TASK:
Retype all material exactly. Pictures stay out of the copy.
───── INFORMATION SUPPLIED ─────
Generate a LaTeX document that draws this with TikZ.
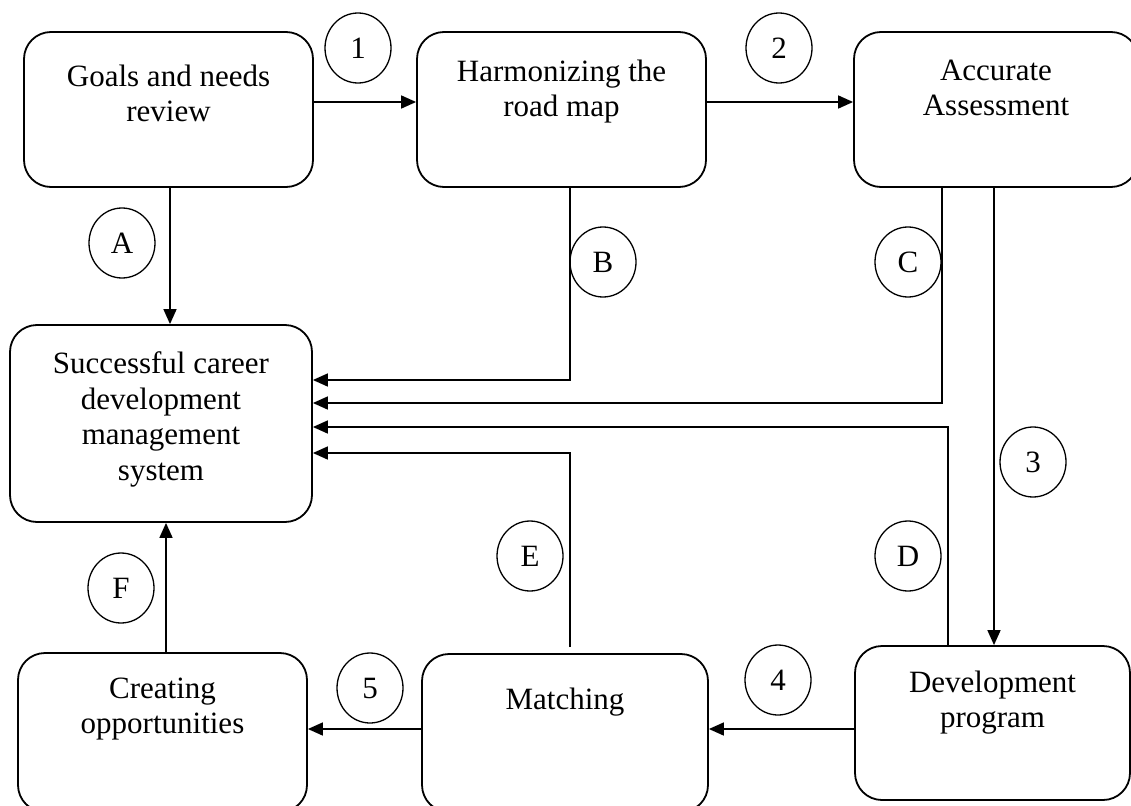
\documentclass[tikz,border=0pt]{standalone}
\usepackage{fontspec}
\setmainfont{Liberation Serif}
\usetikzlibrary{arrows.meta,shapes.geometric}
\begin{document}
\begin{tikzpicture}[x=1pt,y=-1pt,
  box/.style={draw, line width=1.8pt, rounded corners=27pt, inner sep=0pt},
  txt/.style={font=\fontsize{31}{35.5}\selectfont, align=center, inner sep=0pt, anchor=north},
  num/.style={draw, ellipse, line width=1.3pt, minimum width=66pt, minimum height=70pt, inner sep=0pt, font=\fontsize{31}{35.5}\selectfont},
  conn/.style={line width=1.6pt},
  arr/.style={conn, -{Triangle[length=15pt,width=13pt]}}]
\useasboundingbox (0,0) rectangle (1131,805);
\clip (0,0) rectangle (1131,805);

% boxes
\node[box, minimum width=289pt, minimum height=155pt,
  label={[txt, yshift=-33.5pt]north:{Goals and needs\\review}}] (goals) at (168.5,109.5) {};
\node[box, minimum width=289pt, minimum height=155pt,
  label={[txt, yshift=-28.5pt]north:{Harmonizing the\\road map}}] (harm) at (561.5,109.5) {};
\node[box, minimum width=284pt, minimum height=155pt,
  label={[txt, yshift=-28.5pt]north:{Accurate\\Assessment}}] (acc) at (996,109.5) {};
\node[box, minimum width=302pt, minimum height=197pt,
  label={[txt, yshift=-27.5pt]north:{Successful career\\development\\management\\system}}] (succ) at (161,423.5) {};
\node[box, minimum width=289pt, minimum height=159pt,
  label={[txt, yshift=-25.5pt]north:{Creating\\opportunities}}] (create) at (162.5,732.5) {};
\node[box, minimum width=286pt, minimum height=158pt,
  label={[txt, yshift=-34.5pt]north:{Matching}}] (match) at (565,733) {};
\node[box, minimum width=275pt, minimum height=154pt,
  label={[txt, yshift=-25.5pt]north:{Development\\program}}] (dev) at (992.5,723) {};

% step markers
\node[num] (n1) at (358,48) {1};
\node[num] (n2) at (779,48) {2};
\node[num] (n3) at (1033,462) {3};
\node[num] (n4) at (778,680) {4};
\node[num] (n5) at (370,688) {5};
\node[num] (nA) at (122,243) {A};
\node[num] (nB) at (603,262) {B};
\node[num] (nC) at (908,262) {C};
\node[num] (nD) at (908,556) {D};
\node[num] (nE) at (530,556) {E};
\node[num] (nF) at (121,588) {F};

% main flow
\draw[arr] ([yshift=7.5pt]goals.east) -- ([yshift=7.5pt]harm.west);
\draw[arr] ([yshift=7.5pt]harm.east) -- ([yshift=7.5pt]acc.west);
\draw[arr] ([xshift=-2pt]acc.south) -- ([xshift=-2pt]acc.south |- dev.north);
\draw[arr] ([yshift=-6pt]dev.west) -- ([yshift=-6pt]dev.west -| match.east);
\draw[arr] ([yshift=4pt]match.west) -- ([yshift=4pt]match.west -| create.east);

% feeds into the system
\draw[arr] ([xshift=1.5pt]goals.south) -- ([xshift=1.5pt]goals.south |- succ.north);
\draw[arr] ([xshift=8.5pt]harm.south) |- ([yshift=43.5pt]succ.east);
\draw[arr] ([xshift=-54pt]acc.south) |- ([yshift=20.5pt]succ.east);
\draw[arr] ([xshift=-44.5pt]dev.north) |- ([yshift=-3.5pt]succ.east);
\coordinate (e0) at (570,647);
\draw[arr] (e0) |- ([yshift=-29.5pt]succ.east);
\draw[arr] ([xshift=3.5pt]create.north) -- ([xshift=3.5pt]create.north |- succ.south);
\end{tikzpicture}
\end{document}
─────
EXERCISE OUTPUT:
Generate a LaTeX document that draws this with TikZ.
\documentclass[tikz,border=0pt]{standalone}
\usepackage{fontspec}
\setmainfont{Liberation Serif}
\usetikzlibrary{arrows.meta,shapes.geometric}
\begin{document}
\begin{tikzpicture}[x=1pt,y=-1pt,
  box/.style={draw, line width=1.8pt, rounded corners=27pt, inner sep=0pt},
  txt/.style={font=\fontsize{31}{35.5}\selectfont, align=center, inner sep=0pt, anchor=north},
  num/.style={draw, ellipse, line width=1.3pt, minimum width=66pt, minimum height=70pt, inner sep=0pt, font=\fontsize{31}{35.5}\selectfont},
  conn/.style={line width=1.6pt},
  arr/.style={conn, -{Triangle[length=15pt,width=13pt]}}]
\useasboundingbox (0,0) rectangle (1131,805);
\clip (0,0) rectangle (1131,805);

% boxes
\node[box, minimum width=289pt, minimum height=155pt,
  label={[txt, yshift=-33.5pt]north:{Goals and needs\\review}}] (goals) at (168.5,109.5) {};
\node[box, minimum width=289pt, minimum height=155pt,
  label={[txt, yshift=-28.5pt]north:{Harmonizing the\\road map}}] (harm) at (561.5,109.5) {};
\node[box, minimum width=284pt, minimum height=155pt,
  label={[txt, yshift=-28.5pt]north:{Accurate\\Assessment}}] (acc) at (996,109.5) {};
\node[box, minimum width=302pt, minimum height=197pt,
  label={[txt, yshift=-27.5pt]north:{Successful career\\development\\management\\system}}] (succ) at (161,423.5) {};
\node[box, minimum width=289pt, minimum height=159pt,
  label={[txt, yshift=-25.5pt]north:{Creating\\opportunities}}] (create) at (162.5,732.5) {};
\node[box, minimum width=286pt, minimum height=158pt,
  label={[txt, yshift=-34.5pt]north:{Matching}}] (match) at (565,733) {};
\node[box, minimum width=275pt, minimum height=154pt,
  label={[txt, yshift=-25.5pt]north:{Development\\program}}] (dev) at (992.5,723) {};

% step markers
\node[num] (n1) at (358,48) {1};
\node[num] (n2) at (779,48) {2};
\node[num] (n3) at (1033,462) {3};
\node[num] (n4) at (778,680) {4};
\node[num] (n5) at (370,688) {5};
\node[num] (nA) at (122,243) {A};
\node[num] (nB) at (603,262) {B};
\node[num] (nC) at (908,262) {C};
\node[num] (nD) at (908,556) {D};
\node[num] (nE) at (530,556) {E};
\node[num] (nF) at (121,588) {F};

% main flow
\draw[arr] ([yshift=7.5pt]goals.east) -- ([yshift=7.5pt]harm.west);
\draw[arr] ([yshift=7.5pt]harm.east) -- ([yshift=7.5pt]acc.west);
\draw[arr] ([xshift=-2pt]acc.south) -- ([xshift=-2pt]acc.south |- dev.north);
\draw[arr] ([yshift=-6pt]dev.west) -- ([yshift=-6pt]dev.west -| match.east);
\draw[arr] ([yshift=4pt]match.west) -- ([yshift=4pt]match.west -| create.east);

% feeds into the system
\draw[arr] ([xshift=1.5pt]goals.south) -- ([xshift=1.5pt]goals.south |- succ.north);
\draw[arr] ([xshift=8.5pt]harm.south) |- ([yshift=43.5pt]succ.east);
\draw[arr] ([xshift=-54pt]acc.south) |- ([yshift=20.5pt]succ.east);
\draw[arr] ([xshift=-44.5pt]dev.north) |- ([yshift=-3.5pt]succ.east);
\coordinate (e0) at (570,647);
\draw[arr] (e0) |- ([yshift=-29.5pt]succ.east);
\draw[arr] ([xshift=3.5pt]create.north) -- ([xshift=3.5pt]create.north |- succ.south);
\end{tikzpicture}
\end{document}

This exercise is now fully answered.